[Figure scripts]
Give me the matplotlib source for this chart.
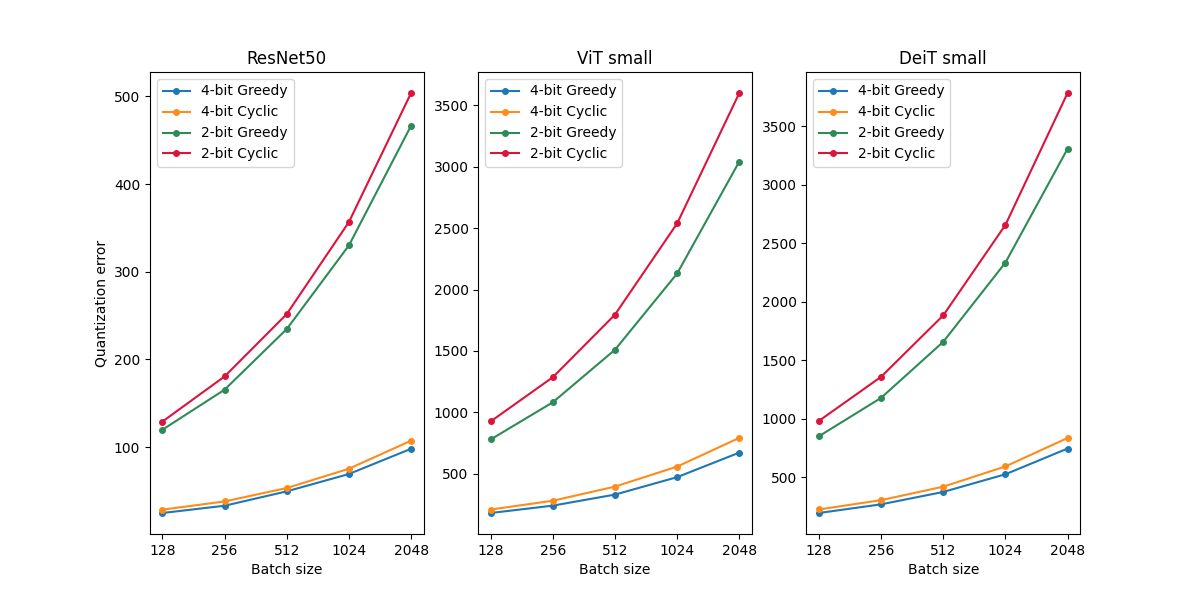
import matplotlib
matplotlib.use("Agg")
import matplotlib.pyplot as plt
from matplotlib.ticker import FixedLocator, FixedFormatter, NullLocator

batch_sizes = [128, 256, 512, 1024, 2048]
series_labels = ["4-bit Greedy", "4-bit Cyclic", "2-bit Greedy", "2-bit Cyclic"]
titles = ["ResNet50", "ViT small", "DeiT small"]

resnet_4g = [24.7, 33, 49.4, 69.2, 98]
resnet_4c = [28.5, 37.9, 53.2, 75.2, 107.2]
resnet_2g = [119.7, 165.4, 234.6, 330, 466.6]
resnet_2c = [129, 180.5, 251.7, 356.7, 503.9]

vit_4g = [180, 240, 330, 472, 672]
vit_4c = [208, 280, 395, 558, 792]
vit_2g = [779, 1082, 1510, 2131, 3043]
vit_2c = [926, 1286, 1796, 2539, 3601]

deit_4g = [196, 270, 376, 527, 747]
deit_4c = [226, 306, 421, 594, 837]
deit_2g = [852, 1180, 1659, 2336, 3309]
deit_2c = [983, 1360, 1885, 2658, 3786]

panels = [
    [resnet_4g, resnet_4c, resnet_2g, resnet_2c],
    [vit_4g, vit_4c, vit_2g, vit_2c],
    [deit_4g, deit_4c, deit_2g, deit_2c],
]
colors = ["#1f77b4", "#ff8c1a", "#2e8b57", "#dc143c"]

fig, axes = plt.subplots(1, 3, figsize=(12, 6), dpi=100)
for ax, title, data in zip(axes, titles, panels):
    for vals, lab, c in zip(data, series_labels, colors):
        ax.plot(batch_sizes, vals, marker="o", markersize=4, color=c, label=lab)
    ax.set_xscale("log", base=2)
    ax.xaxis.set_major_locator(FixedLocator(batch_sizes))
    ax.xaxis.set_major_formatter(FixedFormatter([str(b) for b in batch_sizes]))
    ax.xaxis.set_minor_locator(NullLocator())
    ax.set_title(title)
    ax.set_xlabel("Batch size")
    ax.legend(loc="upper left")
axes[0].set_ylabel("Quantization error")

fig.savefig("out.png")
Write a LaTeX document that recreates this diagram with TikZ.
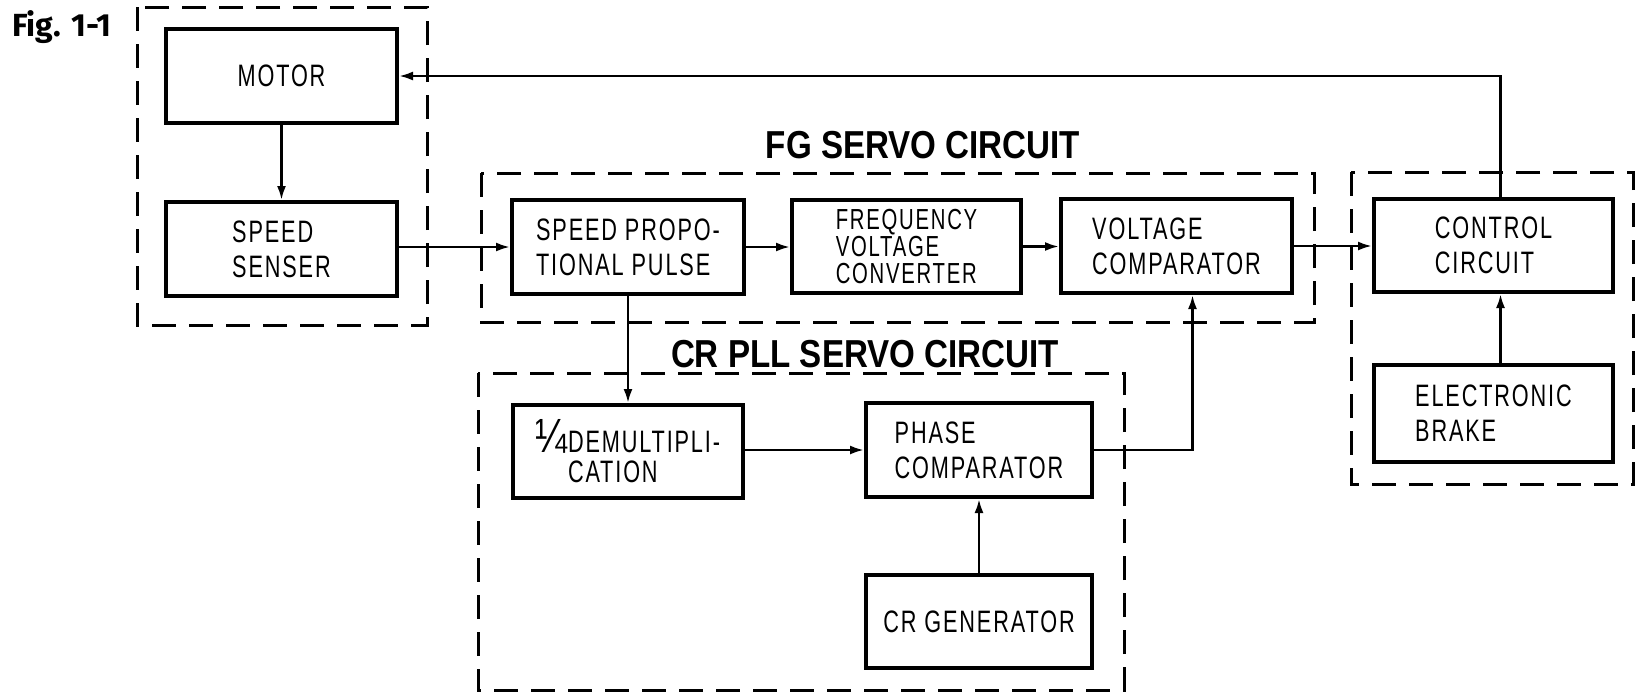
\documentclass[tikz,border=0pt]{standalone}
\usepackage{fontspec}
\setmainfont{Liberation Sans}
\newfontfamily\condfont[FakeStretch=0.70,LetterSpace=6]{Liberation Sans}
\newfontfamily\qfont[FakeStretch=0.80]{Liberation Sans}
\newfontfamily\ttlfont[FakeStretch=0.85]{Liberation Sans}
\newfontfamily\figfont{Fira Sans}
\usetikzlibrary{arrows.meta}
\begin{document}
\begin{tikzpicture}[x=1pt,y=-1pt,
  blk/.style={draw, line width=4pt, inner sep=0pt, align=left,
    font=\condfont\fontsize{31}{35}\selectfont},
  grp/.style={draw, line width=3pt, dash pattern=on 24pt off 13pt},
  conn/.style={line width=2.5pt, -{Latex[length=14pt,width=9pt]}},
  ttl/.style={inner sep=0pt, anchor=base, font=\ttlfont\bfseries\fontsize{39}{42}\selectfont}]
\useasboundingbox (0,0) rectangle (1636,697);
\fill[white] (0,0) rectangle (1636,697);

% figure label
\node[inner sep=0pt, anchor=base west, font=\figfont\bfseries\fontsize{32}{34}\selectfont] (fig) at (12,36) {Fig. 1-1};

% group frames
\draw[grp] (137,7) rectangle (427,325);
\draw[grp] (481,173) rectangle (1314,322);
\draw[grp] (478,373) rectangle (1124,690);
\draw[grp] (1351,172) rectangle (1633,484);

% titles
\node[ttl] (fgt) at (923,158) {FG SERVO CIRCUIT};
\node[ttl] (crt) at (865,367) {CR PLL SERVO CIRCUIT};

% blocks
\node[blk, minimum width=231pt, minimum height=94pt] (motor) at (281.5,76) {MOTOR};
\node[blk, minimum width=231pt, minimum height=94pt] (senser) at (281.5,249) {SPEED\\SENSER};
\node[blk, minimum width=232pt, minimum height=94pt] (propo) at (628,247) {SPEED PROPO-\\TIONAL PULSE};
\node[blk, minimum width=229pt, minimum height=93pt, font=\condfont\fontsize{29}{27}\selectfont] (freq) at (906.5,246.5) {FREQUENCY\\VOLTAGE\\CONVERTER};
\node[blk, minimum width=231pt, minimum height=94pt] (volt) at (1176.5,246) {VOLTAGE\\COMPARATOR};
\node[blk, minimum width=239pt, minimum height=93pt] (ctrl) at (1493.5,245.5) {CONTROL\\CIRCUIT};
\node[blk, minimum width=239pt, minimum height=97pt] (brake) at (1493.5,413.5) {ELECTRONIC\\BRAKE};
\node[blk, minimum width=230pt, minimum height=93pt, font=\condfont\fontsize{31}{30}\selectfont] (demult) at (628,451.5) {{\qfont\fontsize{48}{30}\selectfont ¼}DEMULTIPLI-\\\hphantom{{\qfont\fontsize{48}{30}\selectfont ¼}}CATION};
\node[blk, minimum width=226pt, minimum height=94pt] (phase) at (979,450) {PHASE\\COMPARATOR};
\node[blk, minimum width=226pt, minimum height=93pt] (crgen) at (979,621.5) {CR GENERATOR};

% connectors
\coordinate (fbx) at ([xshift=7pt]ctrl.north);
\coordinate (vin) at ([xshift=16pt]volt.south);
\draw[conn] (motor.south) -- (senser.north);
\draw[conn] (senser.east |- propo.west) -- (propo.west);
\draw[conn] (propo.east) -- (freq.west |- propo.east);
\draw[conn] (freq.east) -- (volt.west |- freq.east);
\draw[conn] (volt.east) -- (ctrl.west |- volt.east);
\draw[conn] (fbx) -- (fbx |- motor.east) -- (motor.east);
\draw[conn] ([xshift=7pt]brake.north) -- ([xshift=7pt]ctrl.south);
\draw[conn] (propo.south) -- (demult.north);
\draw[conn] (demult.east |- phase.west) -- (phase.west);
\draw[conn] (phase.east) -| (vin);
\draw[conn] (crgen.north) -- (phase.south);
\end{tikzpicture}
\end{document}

● **TASK DESCRIPTION**
Omit every picture, then repeat the remaining data exactly as it appears above.

● **CORRECT ANSWER**
Give me the matplotlib source for this chart.
import matplotlib
matplotlib.use("Agg")
import matplotlib.pyplot as plt
from matplotlib.ticker import FixedLocator, FixedFormatter, NullLocator

batch_sizes = [128, 256, 512, 1024, 2048]
series_labels = ["4-bit Greedy", "4-bit Cyclic", "2-bit Greedy", "2-bit Cyclic"]
titles = ["ResNet50", "ViT small", "DeiT small"]

resnet_4g = [24.7, 33, 49.4, 69.2, 98]
resnet_4c = [28.5, 37.9, 53.2, 75.2, 107.2]
resnet_2g = [119.7, 165.4, 234.6, 330, 466.6]
resnet_2c = [129, 180.5, 251.7, 356.7, 503.9]

vit_4g = [180, 240, 330, 472, 672]
vit_4c = [208, 280, 395, 558, 792]
vit_2g = [779, 1082, 1510, 2131, 3043]
vit_2c = [926, 1286, 1796, 2539, 3601]

deit_4g = [196, 270, 376, 527, 747]
deit_4c = [226, 306, 421, 594, 837]
deit_2g = [852, 1180, 1659, 2336, 3309]
deit_2c = [983, 1360, 1885, 2658, 3786]

panels = [
    [resnet_4g, resnet_4c, resnet_2g, resnet_2c],
    [vit_4g, vit_4c, vit_2g, vit_2c],
    [deit_4g, deit_4c, deit_2g, deit_2c],
]
colors = ["#1f77b4", "#ff8c1a", "#2e8b57", "#dc143c"]

fig, axes = plt.subplots(1, 3, figsize=(12, 6), dpi=100)
for ax, title, data in zip(axes, titles, panels):
    for vals, lab, c in zip(data, series_labels, colors):
        ax.plot(batch_sizes, vals, marker="o", markersize=4, color=c, label=lab)
    ax.set_xscale("log", base=2)
    ax.xaxis.set_major_locator(FixedLocator(batch_sizes))
    ax.xaxis.set_major_formatter(FixedFormatter([str(b) for b in batch_sizes]))
    ax.xaxis.set_minor_locator(NullLocator())
    ax.set_title(title)
    ax.set_xlabel("Batch size")
    ax.legend(loc="upper left")
axes[0].set_ylabel("Quantization error")

fig.savefig("out.png")
Write a LaTeX document that recreates this diagram with TikZ.
\documentclass[tikz,border=0pt]{standalone}
\usepackage{fontspec}
\setmainfont{Liberation Sans}
\newfontfamily\condfont[FakeStretch=0.70,LetterSpace=6]{Liberation Sans}
\newfontfamily\qfont[FakeStretch=0.80]{Liberation Sans}
\newfontfamily\ttlfont[FakeStretch=0.85]{Liberation Sans}
\newfontfamily\figfont{Fira Sans}
\usetikzlibrary{arrows.meta}
\begin{document}
\begin{tikzpicture}[x=1pt,y=-1pt,
  blk/.style={draw, line width=4pt, inner sep=0pt, align=left,
    font=\condfont\fontsize{31}{35}\selectfont},
  grp/.style={draw, line width=3pt, dash pattern=on 24pt off 13pt},
  conn/.style={line width=2.5pt, -{Latex[length=14pt,width=9pt]}},
  ttl/.style={inner sep=0pt, anchor=base, font=\ttlfont\bfseries\fontsize{39}{42}\selectfont}]
\useasboundingbox (0,0) rectangle (1636,697);
\fill[white] (0,0) rectangle (1636,697);

% figure label
\node[inner sep=0pt, anchor=base west, font=\figfont\bfseries\fontsize{32}{34}\selectfont] (fig) at (12,36) {Fig. 1-1};

% group frames
\draw[grp] (137,7) rectangle (427,325);
\draw[grp] (481,173) rectangle (1314,322);
\draw[grp] (478,373) rectangle (1124,690);
\draw[grp] (1351,172) rectangle (1633,484);

% titles
\node[ttl] (fgt) at (923,158) {FG SERVO CIRCUIT};
\node[ttl] (crt) at (865,367) {CR PLL SERVO CIRCUIT};

% blocks
\node[blk, minimum width=231pt, minimum height=94pt] (motor) at (281.5,76) {MOTOR};
\node[blk, minimum width=231pt, minimum height=94pt] (senser) at (281.5,249) {SPEED\\SENSER};
\node[blk, minimum width=232pt, minimum height=94pt] (propo) at (628,247) {SPEED PROPO-\\TIONAL PULSE};
\node[blk, minimum width=229pt, minimum height=93pt, font=\condfont\fontsize{29}{27}\selectfont] (freq) at (906.5,246.5) {FREQUENCY\\VOLTAGE\\CONVERTER};
\node[blk, minimum width=231pt, minimum height=94pt] (volt) at (1176.5,246) {VOLTAGE\\COMPARATOR};
\node[blk, minimum width=239pt, minimum height=93pt] (ctrl) at (1493.5,245.5) {CONTROL\\CIRCUIT};
\node[blk, minimum width=239pt, minimum height=97pt] (brake) at (1493.5,413.5) {ELECTRONIC\\BRAKE};
\node[blk, minimum width=230pt, minimum height=93pt, font=\condfont\fontsize{31}{30}\selectfont] (demult) at (628,451.5) {{\qfont\fontsize{48}{30}\selectfont ¼}DEMULTIPLI-\\\hphantom{{\qfont\fontsize{48}{30}\selectfont ¼}}CATION};
\node[blk, minimum width=226pt, minimum height=94pt] (phase) at (979,450) {PHASE\\COMPARATOR};
\node[blk, minimum width=226pt, minimum height=93pt] (crgen) at (979,621.5) {CR GENERATOR};

% connectors
\coordinate (fbx) at ([xshift=7pt]ctrl.north);
\coordinate (vin) at ([xshift=16pt]volt.south);
\draw[conn] (motor.south) -- (senser.north);
\draw[conn] (senser.east |- propo.west) -- (propo.west);
\draw[conn] (propo.east) -- (freq.west |- propo.east);
\draw[conn] (freq.east) -- (volt.west |- freq.east);
\draw[conn] (volt.east) -- (ctrl.west |- volt.east);
\draw[conn] (fbx) -- (fbx |- motor.east) -- (motor.east);
\draw[conn] ([xshift=7pt]brake.north) -- ([xshift=7pt]ctrl.south);
\draw[conn] (propo.south) -- (demult.north);
\draw[conn] (demult.east |- phase.west) -- (phase.west);
\draw[conn] (phase.east) -| (vin);
\draw[conn] (crgen.north) -- (phase.south);
\end{tikzpicture}
\end{document}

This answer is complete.